» Supplied data

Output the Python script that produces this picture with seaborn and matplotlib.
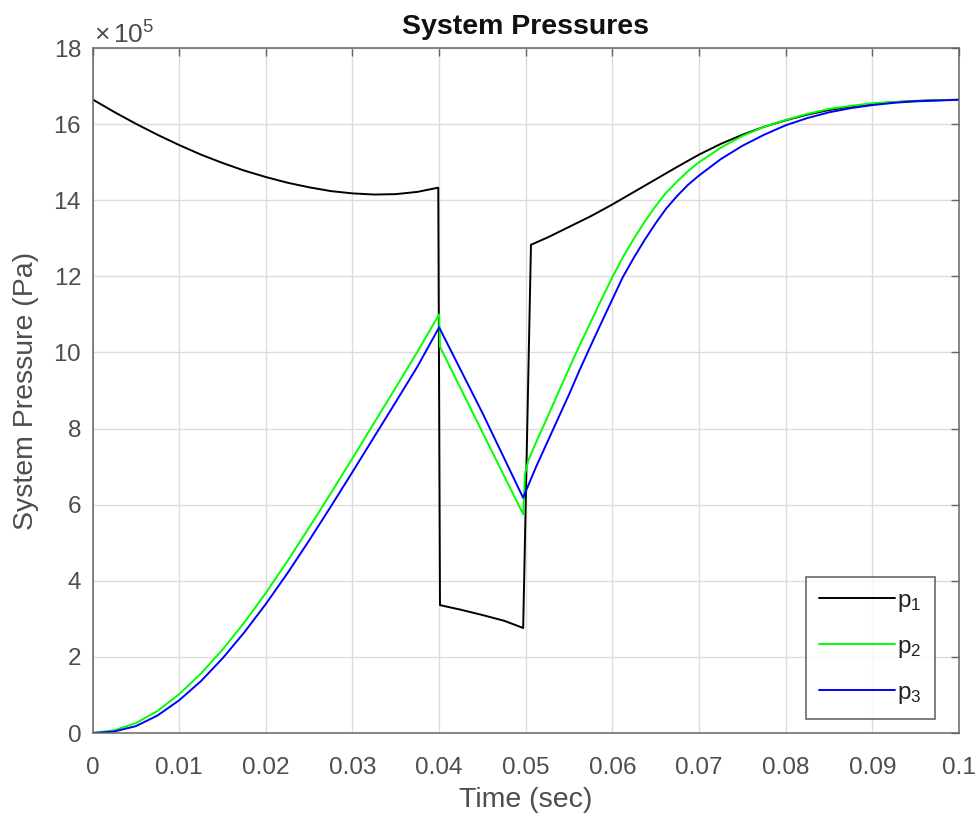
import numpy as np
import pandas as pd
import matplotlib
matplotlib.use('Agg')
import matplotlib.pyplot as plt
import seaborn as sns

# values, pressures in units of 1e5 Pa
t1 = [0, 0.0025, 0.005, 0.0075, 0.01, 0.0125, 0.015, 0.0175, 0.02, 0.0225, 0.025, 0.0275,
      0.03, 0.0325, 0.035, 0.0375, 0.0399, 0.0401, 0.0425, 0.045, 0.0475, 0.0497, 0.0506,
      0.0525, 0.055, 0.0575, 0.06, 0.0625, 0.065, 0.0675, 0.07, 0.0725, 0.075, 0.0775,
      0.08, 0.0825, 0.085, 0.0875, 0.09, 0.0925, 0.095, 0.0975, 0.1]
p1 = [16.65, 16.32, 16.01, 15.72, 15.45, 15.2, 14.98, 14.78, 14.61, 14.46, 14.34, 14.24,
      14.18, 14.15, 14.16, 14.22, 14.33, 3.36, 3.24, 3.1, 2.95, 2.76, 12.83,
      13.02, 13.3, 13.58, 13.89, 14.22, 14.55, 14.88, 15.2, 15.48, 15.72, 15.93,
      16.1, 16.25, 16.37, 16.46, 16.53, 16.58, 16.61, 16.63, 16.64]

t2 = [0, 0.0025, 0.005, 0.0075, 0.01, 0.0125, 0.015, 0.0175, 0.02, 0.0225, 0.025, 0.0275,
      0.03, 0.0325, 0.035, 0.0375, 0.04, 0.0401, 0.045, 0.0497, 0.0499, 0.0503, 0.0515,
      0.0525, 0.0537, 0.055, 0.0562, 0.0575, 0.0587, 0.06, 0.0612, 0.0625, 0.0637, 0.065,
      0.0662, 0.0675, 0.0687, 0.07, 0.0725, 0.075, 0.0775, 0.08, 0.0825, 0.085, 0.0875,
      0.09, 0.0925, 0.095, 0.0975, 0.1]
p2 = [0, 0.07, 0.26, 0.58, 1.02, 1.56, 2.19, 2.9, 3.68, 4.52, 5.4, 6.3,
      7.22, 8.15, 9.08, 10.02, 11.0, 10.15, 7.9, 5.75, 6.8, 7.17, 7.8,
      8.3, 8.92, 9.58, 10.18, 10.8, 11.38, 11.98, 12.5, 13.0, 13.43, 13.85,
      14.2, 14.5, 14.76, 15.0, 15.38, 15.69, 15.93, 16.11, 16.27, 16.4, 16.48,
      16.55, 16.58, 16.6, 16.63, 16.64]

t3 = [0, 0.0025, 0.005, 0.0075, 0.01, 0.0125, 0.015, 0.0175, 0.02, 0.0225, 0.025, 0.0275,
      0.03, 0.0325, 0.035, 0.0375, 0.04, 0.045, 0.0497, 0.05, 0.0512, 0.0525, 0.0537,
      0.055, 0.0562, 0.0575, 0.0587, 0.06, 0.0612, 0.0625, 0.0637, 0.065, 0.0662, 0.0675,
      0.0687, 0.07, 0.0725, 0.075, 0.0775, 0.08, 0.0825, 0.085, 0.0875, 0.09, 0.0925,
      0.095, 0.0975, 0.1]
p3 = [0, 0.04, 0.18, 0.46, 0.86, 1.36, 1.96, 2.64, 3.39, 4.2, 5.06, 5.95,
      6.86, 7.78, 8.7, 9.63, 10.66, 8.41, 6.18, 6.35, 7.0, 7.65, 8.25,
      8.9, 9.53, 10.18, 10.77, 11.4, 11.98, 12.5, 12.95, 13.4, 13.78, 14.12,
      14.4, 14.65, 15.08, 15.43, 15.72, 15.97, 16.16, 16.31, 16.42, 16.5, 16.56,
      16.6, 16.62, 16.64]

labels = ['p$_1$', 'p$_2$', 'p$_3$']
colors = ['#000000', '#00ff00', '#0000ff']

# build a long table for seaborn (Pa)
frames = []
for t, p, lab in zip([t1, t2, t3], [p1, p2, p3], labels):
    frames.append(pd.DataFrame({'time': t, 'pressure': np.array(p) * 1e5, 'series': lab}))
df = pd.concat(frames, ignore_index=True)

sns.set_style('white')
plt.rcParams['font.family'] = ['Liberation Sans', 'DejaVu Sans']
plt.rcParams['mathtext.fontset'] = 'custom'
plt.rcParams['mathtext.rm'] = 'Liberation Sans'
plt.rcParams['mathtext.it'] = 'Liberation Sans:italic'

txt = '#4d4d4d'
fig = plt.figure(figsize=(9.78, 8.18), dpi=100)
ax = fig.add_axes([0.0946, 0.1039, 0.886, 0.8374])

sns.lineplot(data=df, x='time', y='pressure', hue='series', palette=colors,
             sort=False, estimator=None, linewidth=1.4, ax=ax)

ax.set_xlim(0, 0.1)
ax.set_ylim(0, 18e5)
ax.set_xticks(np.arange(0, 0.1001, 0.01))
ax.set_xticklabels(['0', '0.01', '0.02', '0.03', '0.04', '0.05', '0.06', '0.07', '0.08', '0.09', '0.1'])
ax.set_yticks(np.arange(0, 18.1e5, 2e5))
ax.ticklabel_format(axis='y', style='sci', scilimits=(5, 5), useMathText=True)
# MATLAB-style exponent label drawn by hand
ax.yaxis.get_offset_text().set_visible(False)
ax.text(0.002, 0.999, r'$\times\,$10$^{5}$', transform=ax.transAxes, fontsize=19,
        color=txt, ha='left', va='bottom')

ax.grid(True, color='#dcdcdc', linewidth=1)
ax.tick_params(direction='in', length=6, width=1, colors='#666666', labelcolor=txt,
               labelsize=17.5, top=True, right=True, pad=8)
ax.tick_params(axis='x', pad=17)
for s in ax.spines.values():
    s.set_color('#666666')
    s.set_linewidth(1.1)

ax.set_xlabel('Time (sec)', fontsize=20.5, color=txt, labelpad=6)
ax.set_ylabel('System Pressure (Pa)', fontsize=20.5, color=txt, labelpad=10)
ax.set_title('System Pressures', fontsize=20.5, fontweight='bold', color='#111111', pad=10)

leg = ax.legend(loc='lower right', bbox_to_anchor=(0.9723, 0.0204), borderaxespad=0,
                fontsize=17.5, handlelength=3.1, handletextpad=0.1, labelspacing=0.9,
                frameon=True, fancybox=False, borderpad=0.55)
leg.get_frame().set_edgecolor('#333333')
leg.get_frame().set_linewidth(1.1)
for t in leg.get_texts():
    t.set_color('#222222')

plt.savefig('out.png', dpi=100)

» Aim of the task
Exactly restate the lines from the beginning of the data through the line with "import seaborn as sns", and no others, keeping pictures out.

» Exercise solution
Output the Python script that produces this picture with seaborn and matplotlib.
import numpy as np
import pandas as pd
import matplotlib
matplotlib.use('Agg')
import matplotlib.pyplot as plt
import seaborn as sns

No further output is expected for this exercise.